An infestation of gall wasps is taking a bit bite out of Switzerland’s traditional chestnut harvest, officials say.

Asian wasps attack Swiss chestnut harvest
Photo: AFP

Swiss residents eat close to 2,000 tonnes of chestnuts every year in the form of desserts such as vermicelli or roasted on a grill and sold on street corners, according to federal figures.

But an invasion of gall wasps, originally from Asia, has depleted yields and led to quality problems.

Last year, about one third of the chestnuts harvested in the canton of Solothurn contained worms and about 15 percent were moldy, the SonntagsBlick newspaper reported on Sunday, citing information from a cantonal report.

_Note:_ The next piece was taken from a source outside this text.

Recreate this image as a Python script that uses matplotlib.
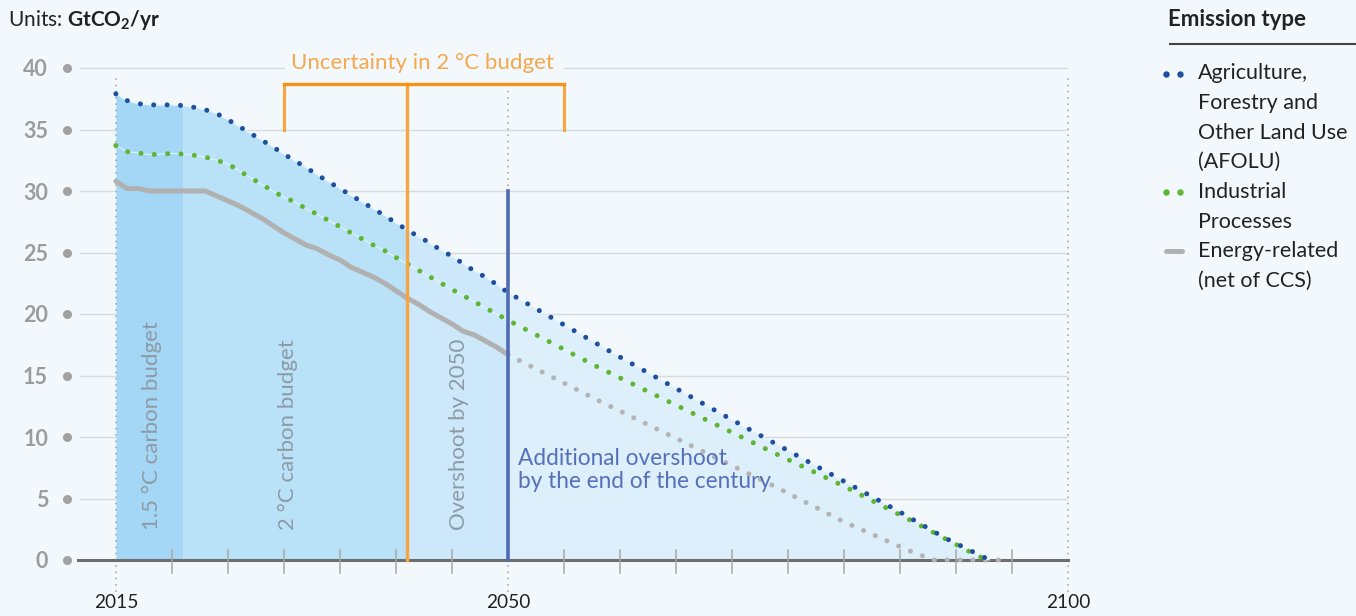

The gall wasps arrived in Switzerland from Italy and began affecting harvests in 2010 in the cantons of Ticino, Valais and Vaud.

In Ticino, yields have fallen from 60 tons in 2006 to around 100 kilograms this year, the SDA news agency reported.

The federal office of food safety and veterinary affairs has set up a working group to develop a plan, expected to be ready for 2016, to tackle the lower chestnut harvests.

The gall wasps attack checkout trees, weakening the tree and reducing its foliage without actually killing it.

One solution is to introduce another Asian wasp, “torymus sinensis”, which is a natural enemy of the gall wasp.

This insect has already surfaced in Italy, where it is expected to have a beneficial impact on next year’s chestnut harvest in Italy.

It is not yet permitted to import the gall wasp’s natural enemy into Switzerland but officials believe it has already begun to cross the Swiss border.

Chesnut trees near the Italian border are expected to produce better harvests next year, an official for the Swis federal institute for forest, snow and landscape told told the NZZ am Sonntag newspaper.